Part I. Personal Qualifications of Effective Ministers: Holiness

A. Humility

1. Do you acknowledge your limitations and needs out of confidence in Christ’s gracious power?

Are you honest enough? Do you demonstrate a willingness to admit your limits, mistakes, sins and weaknesses? Are you defensive, guarded, hypersensitive? Do you model that the Christian life is the open life? Do you demonstrate that the Christian life is a work in process rather than a completed product? Do you deal forthrightly with the common temptations you face: anger, anxiety, escapism, love of pleasure, self-love, materialism, perfectionism, and the like?

Are you too open? Do you wear your heart on your sleeve, indulging and wallowing in your limits, mistakes, sins and weaknesses? Are you morbidly or ‘exhibitionistically’ confessional? Or have you learned to speak of your weaknesses in ways that (1) point to your confidence in Christ, (2) genuinely seek help from people who can help, and (3) edify others?

2. Do you demonstrate a flexible spirit out of confidence in God’s control over all things, God’s authority over you, and God’s presence with you?

Are you flexible enough? Do you adapt faithfully, flexibly and creatively to the unexpected? Do you value and encourage the ideas and gifts of others? Do you insist on your own way, whether forcefully or through subtle manipulation? Do you exemplify confidence in the sovereign control of God down to the details of life? Are you caught up in the various aggressions and fears produced by a drive to ensure your own control?

Are you willing to try things experimentally and then reevaluate and make changes? Are you evidently a learner?

Are you too flexible? Do you bend too much? Do you blow in the wind of others’ opinions and get overwhelmed by people’s demands and agendas? Do you compromise, under-assert, seek to please, fail to push things that need to be pushed? Do you let people or circumstances control you rather than the Lord?

B. Love

1. Do you have a positive approach to people because of confidence in the power and hope of the Gospel of Jesus Christ?

Do you give grace to others? Do you love and encourage persons, even when under stress or in the face of an attack? Do you exhibit core biblical virtues: love for enemies, gentleness with opponents, patience with people and circumstances when undergoing trial or suffering? Are you able to confront the failings of others—to discipline your children, to admonish wanderers, to conduct church discipline—in a way that is not punitive, irritable, or censorious but breathes the invitations of God’s grace? Can you say hard things lovingly? Is your “speaking the truth” harsh, opinionated, idiosyncratic? Do you create problems by making mountains out of molehills? Do you contribute to destructive conflict or to peacemaking?

Are you too tolerant? Are you naively optimistic about people? Do you massage people’s egos with praise and “unconditional positive regard”? Is your “love” limp and truthless? Do you whitewash or minimize problems rather than tackle them? Because of biblical love are you willing to enter into constructive conflict?
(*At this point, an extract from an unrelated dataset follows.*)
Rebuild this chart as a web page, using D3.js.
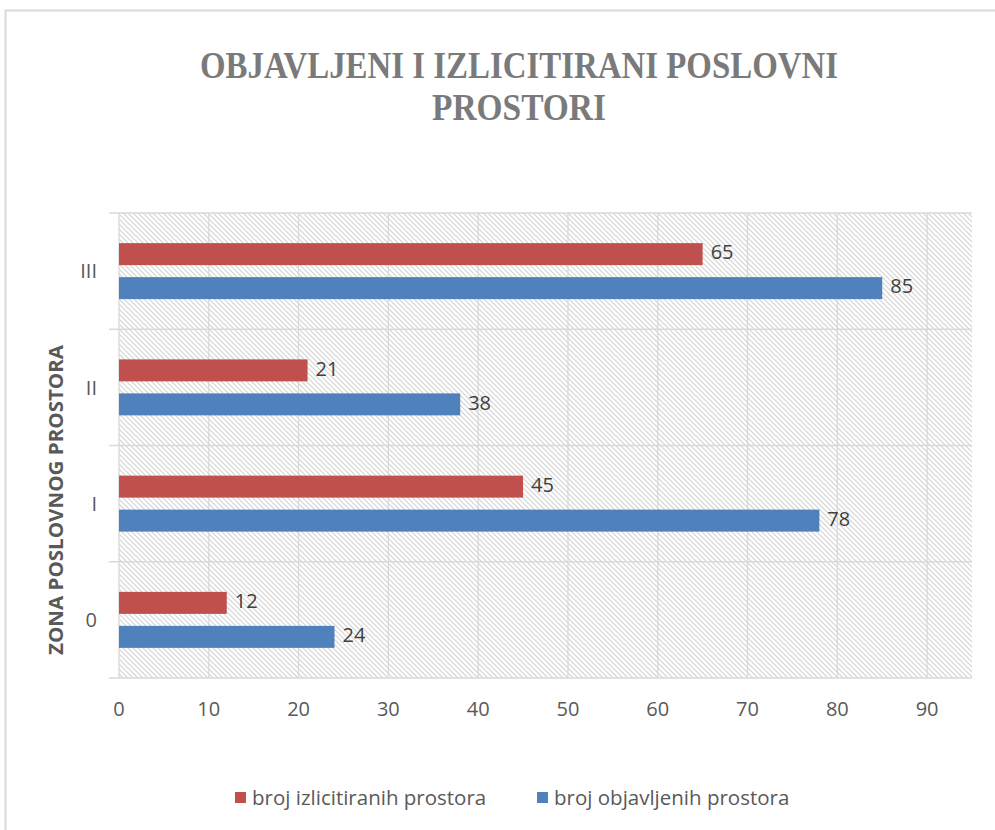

Are you a peace-lover and conflict-avoider rather than a peacemaker?

2. Do you show a servant’s heart to people because you are first and foremost a servant of the Lord?

Do you serve willingly? Do you serve yourself or others primarily? Do you truly serve the well-being of others and shepherd them under the Lord? Do you strive for personal glory either aggressively (compulsively driven “on an ego trip”) or passively (preoccupied with your “low self-esteem”)? Do you manifest the combination of forcefulness and sensitivity, commitment and flexibility, which characterizes servants of the Lord’s glory? Do you lord it over other people? Do you resist or avoid serving and loving others?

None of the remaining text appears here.